The constellation Cassiopeia makes a striking W, rising in the NE as the Big Dipper sets in the NW. Polaris lies about midway between them. She contains many nice star clusters for binocular users in her outer arm of our Milky Way, extending to the NE now. Her daughter, Andromeda, starts with the NE corner star of Pegasus’’ Square, and goes NE with two more bright stars in a row. It is from the middle star, beta Andromeda, that we proceed about a quarter the way to the top star in the W of Cassiopeia, and look for a faint blur with the naked eye. M-31, the Andromeda Galaxy, is the most distant object visible with the naked eye, lying about 2.5 million light years distant.

To the northeast, Andromeda’s hero, Perseus, rises.

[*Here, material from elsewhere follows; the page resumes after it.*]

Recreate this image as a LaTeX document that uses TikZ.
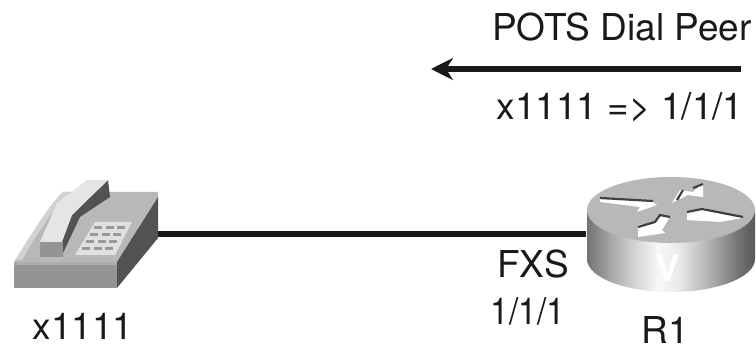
\documentclass[tikz,border=0pt]{standalone}
\usepackage{fontspec}
\setmainfont{TeX Gyre Heros}
\usetikzlibrary{arrows.meta}
\definecolor{ink}{gray}{0.10}
\pgfdeclarehorizontalshading{routerside}{100bp}{
  color(0bp)=(black!55); color(25bp)=(black!55); color(32bp)=(black!35);
  color(40bp)=(black!15); color(46bp)=(black!3); color(52bp)=(black!8);
  color(62bp)=(black!32); color(70bp)=(black!55); color(75bp)=(black!65); color(100bp)=(black!65)}
\tikzset{
  x=1pt,y=-1pt,
  lbl/.style={anchor=base,inner sep=0pt,text=ink,font=\fontsize{37}{37}\selectfont},
  wire/.style={draw=ink,line width=6pt},
  fin/.style={draw=black!75,line width=2.2pt},
  hollow/.style={inner sep=0pt}
}
\begin{document}
\begin{tikzpicture}
\useasboundingbox (0,0) rectangle (756,347);
% ---- phone
\fill[black!28] (14,262) .. controls (30,238) and (45,210) .. (63,192) -- (158,192) -- (158,197) -- (117,262) -- cycle;
\fill[black!18] (15,260) .. controls (30,238) and (45,210) .. (63,192) -- (70,192) .. controls (50,212) and (35,238) .. (22,260) -- cycle;
\fill[black!42] (14,262) rectangle (117,288);
\fill[black!32] (14,262) rectangle (117,265);
\fill[black!68] (117,262) -- (158,197) -- (158,238) -- (117,288) -- cycle;
% handset
\fill[black!68] (108,180) -- (110,197) -- (80,217) -- (63,253) -- (62,240) -- (72,215) -- cycle;
\fill[black!10] (40,242) -- (62,242) -- (72,215) -- (108,180) -- (87,180) -- (57,203) -- cycle;
\fill[black!42] (40,242) rectangle (63,257);
% keypad
\fill[black!12] (75,255) -- (95,222) -- (132,222) -- (115,255) -- cycle;
\foreach \r/\a/\b in {0/93/128,1/89/124,2/85/120,3/81/116}{
  \foreach \c in {0,1,2}{
    \fill[black!40] ({\a+\c*(\b-\a)/3+1},{226+\r*7}) rectangle ++(8,3);
  }
}
\node[hollow,minimum width=144pt,minimum height=108pt] (phone) at (86,234) {};
% ---- router
\begin{scope}
\clip (587,210) -- (587,259) arc[start angle=180,end angle=0,x radius=84,y radius=33] -- (755,210) -- cycle;
\shade[shading=routerside] (587,170) rectangle (755,295);
\end{scope}
\fill[black!28] (671,210) ellipse[x radius=84,y radius=33];
% router arrows
\fill[white] (600,198) -- (650,200) -- (657,205) -- (637,212) -- (640,207) -- (600,202) -- cycle;
\draw[fin] (600,198) -- (653,201);
\fill[white] (672,203) -- (680,190) -- (693,192) -- (703,183) -- (703,197) -- (688,195) -- cycle;
\draw[fin] (677,200) -- (683,190);
\draw[fin] (693,188) -- (703,184);
\fill[white] (687,212) -- (703,208) -- (743,218) -- (720,222) -- (687,220) -- cycle;
\draw[fin] (687,212) -- (702,209) -- (743,217);
\fill[white] (638,237) -- (638,225) -- (652,223) -- (662,215) -- (670,217) -- (662,230) -- (665,233) -- cycle;
\draw[fin] (638,227) -- (655,222) -- (660,215) -- (670,217);
\node[hollow,minimum width=170pt,minimum height=116pt] (router) at (671,234) {};
\node[hollow,white,font=\fontsize{37}{37}\selectfont\bfseries] (v) at (668,268) {V};
% ---- wire
\draw[wire] (phone.east) -- (router.west);
% ---- arrow
\coordinate (dpA) at (741,69);
\coordinate (dpB) at (431,69);
\draw[wire,-{Stealth[length=22pt,width=22pt,inset=7pt]}] (dpA) -- (dpB);
% ---- labels
\node[lbl] (dp) at (622,41) {POTS Dial Peer};
\node[lbl] (map) at (620,120) {x1111 => 1/1/1};
\node[lbl] (fxs) at (533,278) {FXS};
\node[lbl,xscale=.9] (port) at (528,325) {1/1/1};
\node[lbl] (r1) at (665,344) {R1};
\node[lbl] (x) at (83,340) {x1111};
\end{tikzpicture}
\end{document}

Perseus contains the famed eclipsing binary star Algol, where the Arabs imagined the eye of the gorgon Medusa would lie. It fades to a third its normal brightness for six out of every 70 hours, as a larger but cooler orange giant covers about 80% of the smaller but hotter and thus brighter companion as seen from Earth. south. Look at Perseus’ feet for the famed Pleiades cluster to rise, a sure sign of bright winter stars to come. This is probably the best sight in the sky with binoculars, with hundreds of fainter stars joining the famed "Seven Sisters" with 10x50 binocs.

In fact, yellow Capella, a giant star the same temperature and color as our much smaller Sun, rises at 7 p.m. as November begins along the northeastern horizon. It is the fifth brightest star in the sky, and a beacon of the colorful and bright winter stars to come in December.